Barettali, un petit village corse accroché sur le toit d’un monde dérobé, ficelé dans une géographie de l’enfouissement, de la disparition. Une poignée de personnages vont s’y croiser, de loin, dans la solitude de leurs existences bancales. Ainsi Julien, l’ancien militant désabusé, Florence, la mangeuse d’hommes, Madeleine, la femme sans lèvres, ou encore Dominique qui voudrait prendre un nouveau départ - mais le peut-il dans cet arrière-pays perclus de l'ultime défaite qu’éclaire le job de Julien, chargé d’imaginer un développement possible au maquis corse, vendu déjà à l’industrie du tourisme qui ne voit là qu’un paysage à terrasser, un monde à raser ? La Corse en soins palliatifs donc, secrète, mutique, où le silence trouve son origine dans l’agonie d’un monde expulsé de lui-même. Peut-on vivre sérieusement ici, dans cette inhumanité qui gagne chaque jour un peu plus de terrain ? Dans cet univers minuscule où l’on chemine sans plus aucun but car il n’y a plus personne, où il vaut mieux faire le choix de ne plus aimer, car il n’y a plus personne, où, dans cette solitude écrasante, ne reste que la rumeur de son propre corps pour inquiétante compagnie ? Tours, détours, la beauté du paysage corse ne fait plus ici l’objet que d’observations dérisoires notées avec un zèle absurde par ce veilleur chimérique, l’ex-commissaire Santucci, greffier d’une pitoyable mission, consignant les trois ou quatre faits et gestes de ses semblables pour se faire l’espion d’une société impossible. Un monde minuscule en surgit, celui du voisin dont on a oublié de se venger, celui d’une femme que l’on n’a pas courtisée. Et dans cette société qui s’est organisée pour s’éviter, il ne reste que ces écarts entre les corps, auxquels nul ne sait plus donner sens, parce que tout ce monde a perdu déjà beaucoup de sens, comme on le dit d’un corps blessé à mort et presque entièrement vidé de son sang. C’est là, sur les bords de cet univers négligeable, que la violence va surgir. Dans une sorte de minuscule fin du monde, faite des absences d’un peuple latent désormais. Car s’il y a bien mort, finalement, cette mort, pourtant brutale, a pris l’allure d’un malentendu. D’un mauvais concours de circonstances où s’entremêlent les fils de tous ces destins que l’on vient de croiser.

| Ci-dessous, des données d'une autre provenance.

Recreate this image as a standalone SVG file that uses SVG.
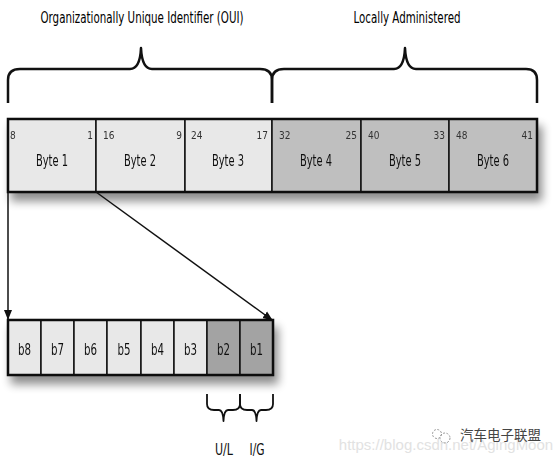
<svg xmlns="http://www.w3.org/2000/svg" width="554" height="461" viewBox="0 0 554 461">
<style>
.cell{stroke:#111;stroke-width:1.5}
.l{fill:#e8e8e8}.d{fill:#bfbfbf}.dd{fill:#a3a3a3}
.num{font-family:"DejaVu Sans Condensed","Liberation Sans",sans-serif;font-size:10px;fill:#333}
.lab{font-family:"DejaVu Sans Condensed","Liberation Sans",sans-serif;font-size:16px;fill:#111;text-anchor:middle}
.bit{font-family:"DejaVu Sans Condensed","Liberation Sans",sans-serif;font-size:16px;fill:#111;text-anchor:middle}
.hd{font-family:"DejaVu Sans Condensed","Liberation Sans",sans-serif;font-size:15px;fill:#000;text-anchor:middle}
.br{fill:none;stroke:#111;stroke-width:2.5;stroke-linejoin:round}
.con{fill:none;stroke:#111;stroke-width:1.5}
</style>
<defs>
<filter id="sh" x="-10%" y="-20%" width="130%" height="160%">
<feGaussianBlur in="SourceAlpha" stdDeviation="5"/>
<feOffset dx="4" dy="8" result="b"/>
<feComponentTransfer><feFuncA type="linear" slope="0.45"/></feComponentTransfer>
<feMerge><feMergeNode/><feMergeNode in="SourceGraphic"/></feMerge>
</filter>
<marker id="ar" markerWidth="10" markerHeight="10" refX="9" refY="5" orient="auto" markerUnits="userSpaceOnUse">
<path d="M0,1 L10,5 L0,9 Z" fill="#111"/>
</marker>
</defs>
<rect width="554" height="461" fill="#fff"/>
<text class="hd" x="142" y="23" textLength="203" lengthAdjust="spacingAndGlyphs">Organizationally Unique Identifier (OUI)</text>
<text class="hd" x="407" y="23" textLength="107" lengthAdjust="spacingAndGlyphs">Locally Administered</text>
<g id="braces">
<path class="br" d="M8,103 V80 Q8,69 20,69 H130 Q140,69 141,48 Q142,69 152,69 H260 Q272,69 272,80 V103"/>
<path class="br" d="M272,103 V80 Q272,69 284,69 H394 Q404,69 405,48 Q406,69 416,69 H526 Q537,69 537,80 V103"/>
<path class="br" style="stroke-width:1.8" d="M207,394 V404 Q207,410 214,410 H219 Q223,410 223.5,421 Q224,410 228,410 H233 Q240,410 240,404 V394"/>
<path class="br" style="stroke-width:1.8" d="M240,394 V404 Q240,410 247,410 H252 Q256,410 256.5,421 Q257,410 261,410 H266 Q273,410 273,404 V394"/>
</g>
<g id="bytes" filter="url(#sh)">
<g id="byte1"><rect class="cell l" x="8" y="119" width="88" height="73"/><text class="num" x="10" y="139">8</text><text class="num" x="93" y="139" text-anchor="end">1</text><text class="lab" x="52" y="166" textLength="32" lengthAdjust="spacingAndGlyphs">Byte 1</text></g>
<g id="byte2"><rect class="cell l" x="96" y="119" width="89" height="73"/><text class="num" x="103" y="139">16</text><text class="num" x="182" y="139" text-anchor="end">9</text><text class="lab" x="140" y="166" textLength="32" lengthAdjust="spacingAndGlyphs">Byte 2</text></g>
<g id="byte3"><rect class="cell l" x="185" y="119" width="87" height="73"/><text class="num" x="191" y="139">24</text><text class="num" x="268" y="139" text-anchor="end">17</text><text class="lab" x="228" y="166" textLength="32" lengthAdjust="spacingAndGlyphs">Byte 3</text></g>
<g id="byte4"><rect class="cell d" x="272" y="119" width="89" height="73"/><text class="num" x="279" y="139">32</text><text class="num" x="357" y="139" text-anchor="end">25</text><text class="lab" x="316" y="166" textLength="32" lengthAdjust="spacingAndGlyphs">Byte 4</text></g>
<g id="byte5"><rect class="cell d" x="361" y="119" width="88" height="73"/><text class="num" x="368" y="139">40</text><text class="num" x="445" y="139" text-anchor="end">33</text><text class="lab" x="405" y="166" textLength="32" lengthAdjust="spacingAndGlyphs">Byte 5</text></g>
<g id="byte6"><rect class="cell d" x="449" y="119" width="88" height="73"/><text class="num" x="456" y="139">48</text><text class="num" x="533" y="139" text-anchor="end">41</text><text class="lab" x="493" y="166" textLength="32" lengthAdjust="spacingAndGlyphs">Byte 6</text></g>
<rect x="8" y="119" width="529" height="73" fill="none" stroke="#111" stroke-width="2.5"/>
</g>
<g id="connectors">
<path class="con" d="M8,192 V319" marker-end="url(#ar)"/>
<path class="con" d="M96,192 L272,320" marker-end="url(#ar)"/>
</g>
<g id="bits" filter="url(#sh)">
<g id="b8"><rect class="cell l" x="8" y="320" width="33" height="55"/><text class="bit" x="24.5" y="355" textLength="13" lengthAdjust="spacingAndGlyphs">b8</text></g>
<g id="b7"><rect class="cell l" x="41" y="320" width="33" height="55"/><text class="bit" x="57.5" y="355" textLength="13" lengthAdjust="spacingAndGlyphs">b7</text></g>
<g id="b6"><rect class="cell l" x="74" y="320" width="33" height="55"/><text class="bit" x="90.5" y="355" textLength="13" lengthAdjust="spacingAndGlyphs">b6</text></g>
<g id="b5"><rect class="cell l" x="107" y="320" width="34" height="55"/><text class="bit" x="124" y="355" textLength="13" lengthAdjust="spacingAndGlyphs">b5</text></g>
<g id="b4"><rect class="cell l" x="141" y="320" width="33" height="55"/><text class="bit" x="157.5" y="355" textLength="13" lengthAdjust="spacingAndGlyphs">b4</text></g>
<g id="b3"><rect class="cell l" x="174" y="320" width="33" height="55"/><text class="bit" x="190.5" y="355" textLength="13" lengthAdjust="spacingAndGlyphs">b3</text></g>
<g id="b2"><rect class="cell dd" x="207" y="320" width="33" height="55"/><text class="bit" x="223.5" y="355" textLength="13" lengthAdjust="spacingAndGlyphs">b2</text></g>
<g id="b1"><rect class="cell dd" x="240" y="320" width="33" height="55"/><text class="bit" x="256.5" y="355" textLength="13" lengthAdjust="spacingAndGlyphs">b1</text></g>
<rect x="8" y="320" width="265" height="55" fill="none" stroke="#111" stroke-width="2.5"/>
</g>
<text class="lab" x="224" y="455" style="font-size:15px" textLength="18" lengthAdjust="spacingAndGlyphs">U/L</text>
<text class="lab" x="257" y="455" style="font-size:15px" textLength="15" lengthAdjust="spacingAndGlyphs">I/G</text>
<g id="watermark">
<text x="446" y="450" text-anchor="middle" style="font-family:'Liberation Sans',sans-serif;font-size:15px;fill:#e2e2e2">https://blog.csdn.net/AgingMoon</text>
<circle cx="437" cy="434" r="4.5" fill="none" stroke="#999" stroke-width="1" stroke-dasharray="2 1.5"/>
<circle cx="445" cy="438" r="5" fill="none" stroke="#999" stroke-width="1" stroke-dasharray="2 1.5"/>
<text x="460" y="440" style="font-family:'Noto Sans CJK SC',sans-serif;font-size:13.5px;fill:#444">汽车电子联盟</text>
</g>
</svg>
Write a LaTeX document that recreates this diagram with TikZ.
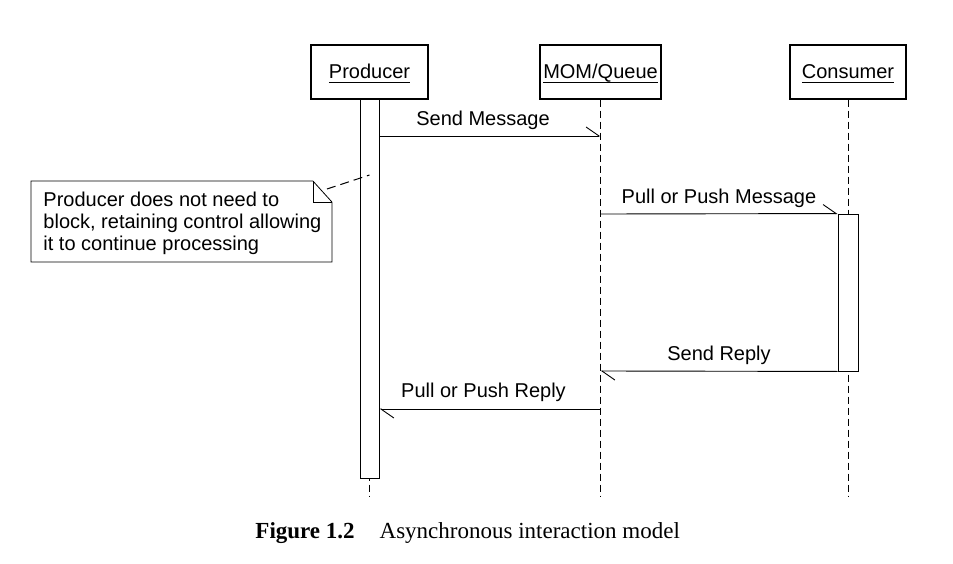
\documentclass[tikz,border=0pt]{standalone}
\usepackage{fontspec}
\setmainfont{Liberation Sans}
\newfontfamily\capfont{Liberation Serif}
\usetikzlibrary{arrows.meta,calc}
\newcommand{\myul}[1]{\setbox0\hbox{#1}\rlap{\rule[-4pt]{\wd0}{1.2pt}}\box0}
\begin{document}
\begin{tikzpicture}[x=1pt,y=1pt,line width=0.9pt,
  hdr/.style={draw,line width=1.1pt,minimum height=54pt,inner sep=0pt,fill=white},
  bar/.style={draw,line width=0.9pt,fill=white,inner sep=0pt},
  life/.style={dash pattern=on 7pt off 4pt,line width=0.8pt},
  notelink/.style={dash pattern=on 9pt off 5pt,line width=1pt},
  msg/.style={-{Straight Barb[harpoon,length=13pt,width=18pt,line width=0.9pt]}},
  lbl/.style={anchor=base,inner sep=0pt,font=\fontsize{20}{22}\selectfont},
]
\useasboundingbox (0,0) rectangle (953,-564);
% headers
\node[hdr,minimum width=117pt] (prod) at (369.5,-72) {};
\node[lbl] (prodt) at (369.5,-79) {\myul{Producer}};
\node[hdr,minimum width=121pt] (mom) at (600.5,-72) {};
\node[lbl] (momt) at (600.5,-79) {\myul{MOM/Queue}};
\node[hdr,minimum width=116pt] (cons) at (848,-72) {};
\node[lbl] (const) at (848,-79) {\myul{Consumer}};
% lifelines
\coordinate (pend) at (369.5,-497);
\coordinate (mend) at (600.5,-497);
\coordinate (cend) at (848,-497);
\draw[life] (prod.south) -- (pend);
\draw[life] (mom.south) -- (mend);
\draw[life] (cons.south) -- (cend);
% activation bars
\node[bar,minimum width=19pt,minimum height=379pt] (pbar) at (369.5,-288.5) {};
\node[bar,minimum width=20pt,minimum height=157pt] (cbar) at (848,-292.5) {};
% messages
\coordinate (q1) at (600.5,-136);
\coordinate (q3) at (600.5,-371);
\coordinate (q2) at (600.5,-214);
\coordinate (q4) at (600.5,-409);
\draw[msg] (pbar.east |- q1) -- (q1);
\node[lbl] (l1) at (483,-126) {Send Message};
\draw[msg] (q2) -- (cbar.north west);
\node[lbl] (l2) at (719,-204) {Pull or Push Message};
\draw[msg] (cbar.south west) -- (q3);
\node[lbl] (l3) at (719,-360) {Send Reply};
\draw[msg] (q4) -- (pbar.east |- q4);
\node[lbl] (l4) at (483.5,-397) {Pull or Push Reply};
% note
\node[inner sep=0pt,minimum width=300pt,minimum height=80pt] (note) at (181.5,-221.5) {};
\draw[line width=0.8pt] (note.south west) -- (note.north west) -- ([xshift=-19pt]note.north east) coordinate (f1)
  -- ([yshift=-21pt]note.north east) coordinate (f2) -- (note.south east) -- cycle;
\draw[line width=0.8pt] (f1) |- (f2);
\node[lbl,anchor=base west,align=left] (notet) at (43,-251) {Producer does not need to\\block, retaining control allowing\\it to continue processing};
\coordinate (nc) at (327,-189);
\coordinate (pc) at (369.5,-175);
\draw[notelink] (nc) -- (pc);
% caption
\node[anchor=base west,inner sep=0pt,font=\capfont\fontsize{23}{26}\selectfont] (cap) at (255,-538) {\textbf{Figure 1.2}\hspace{25pt}Asynchronous interaction model};
\end{tikzpicture}
\end{document}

Quelle beauté dans ce roman et quelle construction ! Jean-Pierre Santini, avec une maîtrise incroyable, relève l’une après l’autre les solitudes de ses personnages pour leur donner leur juste poids de chair et nous dire, en fin observateur d’un monde désabusé, nos propres détresses. Mais s’il sait rendre universel le drame corse, il n’oublie pas d’en restituer la singularité, en nous offrant des pages d’une analyse incroyablement fine sur la réalité de ce drame, des pages exigeantes, inattendues. Nous sommes ici à des années lumière des préjugés qui ont formé notre image de la Corse. Des années lumière traversées à la nage dans ce fulgurant roman où la description romanesque renoue avec le sublime que le roman du XIXème siècle avait accompli dans son approche du paysage. Peut-être encore Faulkner, c'est dire combien de pages il faudrait encore pour rendre compte de la fonction du paysage dans un récit à la narration entaillée, maquisarde. Et il y aurait toujours, sur ce « beau » là, beaucoup à dire encore, qui n'est pas sans convoquer Rilke : « la beauté, c'est le commencement de la terreur qu'un homme est capable d'affronter ». L'immense écrivain qu'est Jean-Pierre Santini l'affronte, dans un roman singulièrement sans cesse repris et publié trois fois sous trois titres différents !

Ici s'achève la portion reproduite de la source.